Others have numerous details — their mother's eye color, their parents' occupations, even last-known residences.
They all have a couple of things in common: They're all searching for people, and Gary Schaefer of rural Mankato is playing a key role in solving the mystery, The Free Press reports (http://bit.ly/14jTQO5).
For the past 15 years Schaefer has facilitated the website and nonprofit G's Adoption Registry, which now receives between 8,000 and 11,000 unique visitors each month who were somehow involved with an adoption and are searching for unknown family members. The idea for the site came in 1998 after his late wife, Danna Schaefer, began searching for her birth mother.

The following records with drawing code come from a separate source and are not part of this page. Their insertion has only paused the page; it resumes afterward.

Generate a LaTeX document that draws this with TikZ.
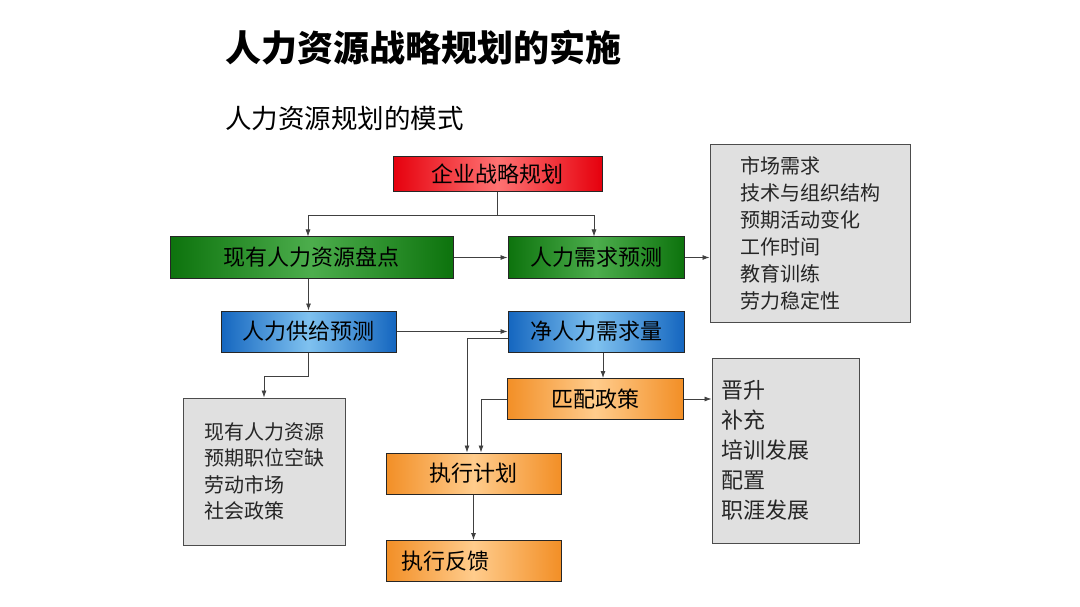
\documentclass[tikz,border=0pt]{standalone}
\usepackage{fontspec}
\setmainfont{Noto Sans CJK SC}
\usetikzlibrary{arrows.meta}

\newlength{\du}
\setlength{\du}{1pt}

\definecolor{redout}{rgb}{0.900000, 0.000000, 0.050000}
\definecolor{redin}{rgb}{1.000000, 0.450000, 0.450000}
\definecolor{greenout}{rgb}{0.050000, 0.450000, 0.050000}
\definecolor{greenin}{rgb}{0.300000, 0.680000, 0.300000}
\definecolor{blueout}{rgb}{0.080000, 0.400000, 0.750000}
\definecolor{bluein}{rgb}{0.500000, 0.760000, 0.940000}
\definecolor{orangeout}{rgb}{0.950000, 0.560000, 0.150000}
\definecolor{orangein}{rgb}{1.000000, 0.800000, 0.550000}
\definecolor{greyfill}{rgb}{0.880000, 0.880000, 0.880000}
\definecolor{linecolor}{rgb}{0.250000, 0.250000, 0.250000}

\tikzset{
  stepbox/.style={draw=black!85, line width=1\du, minimum height=41\du, inner sep=0pt,
    font=\fontsize{22}{26}\selectfont},
  redbox/.style={stepbox, minimum height=35\du, left color=redout, right color=redout, middle color=redin},
  greenbox/.style={stepbox, left color=greenout, right color=greenout, middle color=greenin},
  bluebox/.style={stepbox, left color=blueout, right color=blueout, middle color=bluein},
  orangebox/.style={stepbox, left color=orangeout, right color=orangeout, middle color=orangein},
  listbox/.style={draw=black!70, line width=1\du, fill=greyfill, align=left, inner ysep=0pt,
    text=black!85},
  link/.style={draw=linecolor, line width=0.8\du, -{Latex[length=7pt,width=5pt]}}
}

\begin{document}
\begin{tikzpicture}
\pgftransformxscale{1.000000}
\pgftransformyscale{-1.000000}
\useasboundingbox (0\du,0\du) rectangle (1080\du,607\du);
\fill[white] (0\du,0\du) rectangle (1080\du,607\du);

% titles
\node[anchor=west, inner sep=0pt, font=\fontsize{36}{42}\selectfont\bfseries] (title) at (225\du,48\du){人力资源战略规划的实施};
\node[anchor=west, inner sep=0pt, font=\fontsize{26.5}{30}\selectfont] (subtitle) at (225\du,118\du){人力资源规划的模式};

% flow boxes
\node[redbox, minimum width=209\du] (plan) at (497.5\du,174.5\du){企业战略规划};
\node[greenbox, minimum width=283\du] (stock) at (311.5\du,257.5\du){现有人力资源盘点};
\node[greenbox, minimum width=176\du] (demand) at (596\du,257.5\du){人力需求预测};
\node[bluebox, minimum width=175\du] (supply) at (308.5\du,331.5\du){人力供给预测};
\node[bluebox, minimum width=176\du] (net) at (596\du,331.5\du){净人力需求量};
\node[orangebox, minimum width=176\du] (match) at (595\du,399\du){匹配政策};
\node[orangebox, minimum width=175\du] (execplan) at (473.5\du,473.5\du){执行计划};
\node[orangebox, text width=145\du, inner xsep=15\du, align=left] (feedback) at (473.5\du,561\du){执行反馈};

% lists
\node[listbox, text width=140\du, inner xsep=30\du, minimum height=177\du, font=\fontsize{20}{27}\selectfont] (factors) at (810\du,233.5\du){市场需求\\技术与组织结构\\预期活动变化\\工作时间\\教育训练\\劳力稳定性};
\node[listbox, text width=120\du, inner xsep=21\du, minimum height=147\du, font=\fontsize{20}{26.3}\selectfont] (sources) at (264\du,471.5\du){现有人力资源\\预期职位空缺\\劳动市场\\社会政策};
\node[listbox, text width=129\du, inner xsep=9\du, minimum height=185\du, font=\fontsize{22}{30}\selectfont] (policies) at (785.5\du,450.5\du){晋升\\补充\\培训发展\\配置\\职涯发展};

% connectors
\draw[link] (plan.south) -- ++(0\du,23\du) -| ([xshift=-3.5\du]stock.north);
\draw[link] (plan.south) -- ++(0\du,23\du) -| ([xshift=-2\du]demand.north);
\draw[link] (stock.east) -- (demand.west);
\draw[link] (demand.east) -- (demand.east -| factors.west);
\draw[link] (stock.south -| supply.north) -- (supply.north);
\draw[link] (supply.east) -- (net.west);
\draw[link] (supply.south) -- ++(0\du,23.5\du) -| (sources.north);
\draw[link] ([yshift=7\du]net.west) -| ([xshift=-6.5\du]execplan.north);
\draw[link] ([xshift=7\du]net.south) -- ([xshift=7\du]net.south |- match.north);
\draw[link] (match.west) -| ([xshift=7.5\du]execplan.north);
\draw[link] (match.east) -- (match.east -| policies.west);
\draw[link] (execplan.south) -- (feedback.north);
\end{tikzpicture}
\end{document}
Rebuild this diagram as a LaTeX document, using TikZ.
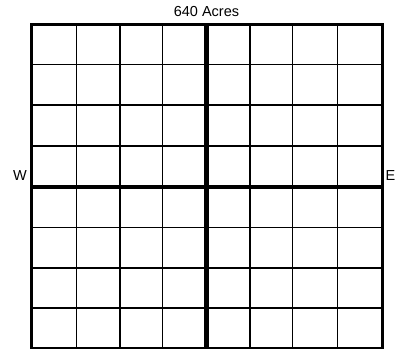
\documentclass[tikz,border=0pt]{standalone}
\usepackage{fontspec}
\setmainfont{Liberation Sans}
\begin{document}
\begin{tikzpicture}[x=1pt,y=-1pt,
  thin line/.style={line width=1.3pt,black},
  mid line/.style={line width=4.5pt,black},
  outer line/.style={line width=3pt,black},
  lbl/.style={font=\fontsize{14.5}{17}\selectfont,inner sep=0pt}]
\useasboundingbox[fill=white] (0,0) rectangle (398,348);
\begin{scope}
\clip (0,0) rectangle (398,348);
\foreach \x in {76.3,120,162.7,250,292.7,337.3}
  \draw[thin line] (\x,24.5) -- (\x,348.2);
\foreach \y in {64.3,105,146,227.3,268,308}
  \draw[thin line] (31.5,\y) -- (382,\y);
\draw[mid line] (206.5,24.5) -- (206.5,348.2);
\draw[mid line] (31.5,187) -- (382,187);
\draw[outer line] (31.5,24.5) rectangle (382,348.2);
\end{scope}
\node[lbl] (title) at (206.5,12) {640 Acres};
\node[lbl] (w) at (20,175.5) {W};
\node[lbl] (e) at (390.5,176) {E};
\end{tikzpicture}
\end{document}
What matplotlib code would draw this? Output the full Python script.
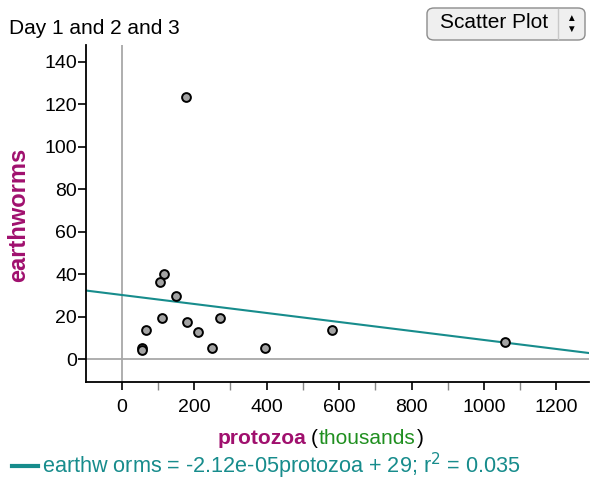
import matplotlib
matplotlib.use("Agg")
import matplotlib.pyplot as plt
from matplotlib.patches import FancyBboxPatch
from matplotlib.ticker import MultipleLocator
import numpy as np

plt.rcParams['font.family'] = ['Liberation Sans', 'DejaVu Sans']

# data (protozoa in thousands)
protozoa = [177, 117, 106, 150, 112, 68, 181, 209, 270, 56, 56, 248, 395, 580, 1059]
earthworms = [123.4, 39.9, 36.2, 29.6, 19.3, 13.7, 17.6, 12.7, 19.3, 5.3, 4.2, 5.3, 5.3, 13.7, 8.0]
fit_slope = -0.0212   # per thousand
fit_intercept = 30.2
eq_text = "earthw orms = -2.12e-05protozoa + 29; r$^2$ = 0.035"

teal = "#178c8c"
purple = "#a0106e"
green = "#1f8f1f"

fig = plt.figure(figsize=(5.9, 4.83), dpi=100)
ax = fig.add_axes([86/590, 1 - 382/483, 503/590, (382 - 45)/483])

ax.set_xlim(-99, 1290)
ax.set_ylim(-10.8, 148)

ax.axvline(0, color="#a8a8a8", lw=1.3, zorder=1)
ax.axhline(0, color="#a8a8a8", lw=1.3, zorder=1)

xs = np.array(ax.get_xlim())
ax.plot(xs, fit_intercept + fit_slope * xs, color=teal, lw=1.5, zorder=2)

ax.scatter(protozoa, earthworms, s=40, facecolor="#a3a3a3", edgecolor="black",
           linewidth=1.4, zorder=3)

for s in ("top", "right"):
    ax.spines[s].set_visible(False)
ax.spines["left"].set_linewidth(1.3)
ax.spines["bottom"].set_linewidth(1.3)

ax.xaxis.set_minor_locator(MultipleLocator(100))
ax.set_xticks(np.arange(0, 1201, 200))
ax.set_yticks(np.arange(0, 141, 20))
ax.tick_params(axis="x", which="major", length=6, width=1.2, labelsize=14, pad=6)
ax.tick_params(axis="x", which="minor", length=6, width=1.0, color="#888888")
ax.tick_params(axis="y", length=6, width=1.2, labelsize=14, pad=0.5)

# x label in pieces, placed one after the other
renderer = fig.canvas.get_renderer()
ylab = 1 - 438/483
x_px = 218
pieces = [("protozoa", purple, "bold", 4), ("(", "black", "normal", 1),
          ("thousands", green, "normal", 1), (")", "black", "normal", 0)]
for txt, col, wt, gap in pieces:
    t = fig.text(x_px/590, ylab, txt, fontsize=15, fontweight=wt, color=col,
                 ha="left", va="center")
    x_px += t.get_window_extent(renderer).width + gap

fig.text(19/590, 1 - 215/483, "earthworms", fontsize=17, fontweight="bold",
         color=purple, rotation=90, ha="center", va="center")

# title
fig.text(9/590, 1 - 29/483, "Day 1 and 2 and 3", fontsize=15, ha="left", va="center")

# legend / equation
fig.add_artist(plt.Line2D([12/590, 38/590], [1 - 466/483, 1 - 466/483],
                          color=teal, lw=3, transform=fig.transFigure))
fig.text(42/590, 1 - 466/483, eq_text, fontsize=15.6, color=teal, ha="left", va="center")

# "Scatter Plot" selector
box = FancyBboxPatch((427/590, 1 - 40/483), 158/590, 32/483,
                     boxstyle="round,pad=0,rounding_size=0.012",
                     transform=fig.transFigure, facecolor="#efefef",
                     edgecolor="#8c8c8c", lw=1)
fig.add_artist(box)
fig.add_artist(plt.Line2D([558/590, 558/590], [1 - 39/483, 1 - 9/483],
                          color="#c8c8c8", lw=1, transform=fig.transFigure))
fig.text(494/590, 1 - 23/483, "Scatter Plot", fontsize=15, ha="center", va="center")
fig.text(571/590, 1 - 18/483, "\u25b2", fontsize=7, ha="center", va="center")
fig.text(571/590, 1 - 29/483, "\u25bc", fontsize=7, ha="center", va="center")

fig.savefig("out.png", dpi=100)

As the Schaefers set out to find her, they realized there were plenty of people who they call "search angels" out there (people working various channels to assist in searches related to adoptions). But there weren't many good websites to serve as one-stop shops for all the information needed, such as state adoption laws, resources available to aid in searches, forums to connect searchers with "search angels" and also with each other. There also were costs associated to many sites.
So G's Adoption Registry was born, beginning as just a Minnesota site that was free of charge to help people conduct searches. And by 1999 the Schaefers had helped solve the first case.
Schaefer didn't keep good records in the beginning, so he doesn't know who that first person was. But he remembers it wasn't long after that other states were added to the site, numerous search angels were signing on to volunteer to help conduct the searches, and many other connections were being made — one of them was Danna's mother before Danna died in 2007.
"We found her birth mother, and we got to meet her," said Schaefer, whose stepfather was the late Rex Macbeth and whose family owns R & R Tire Shop. "It was like a light went on. She was just so much happier, just knowing the truth."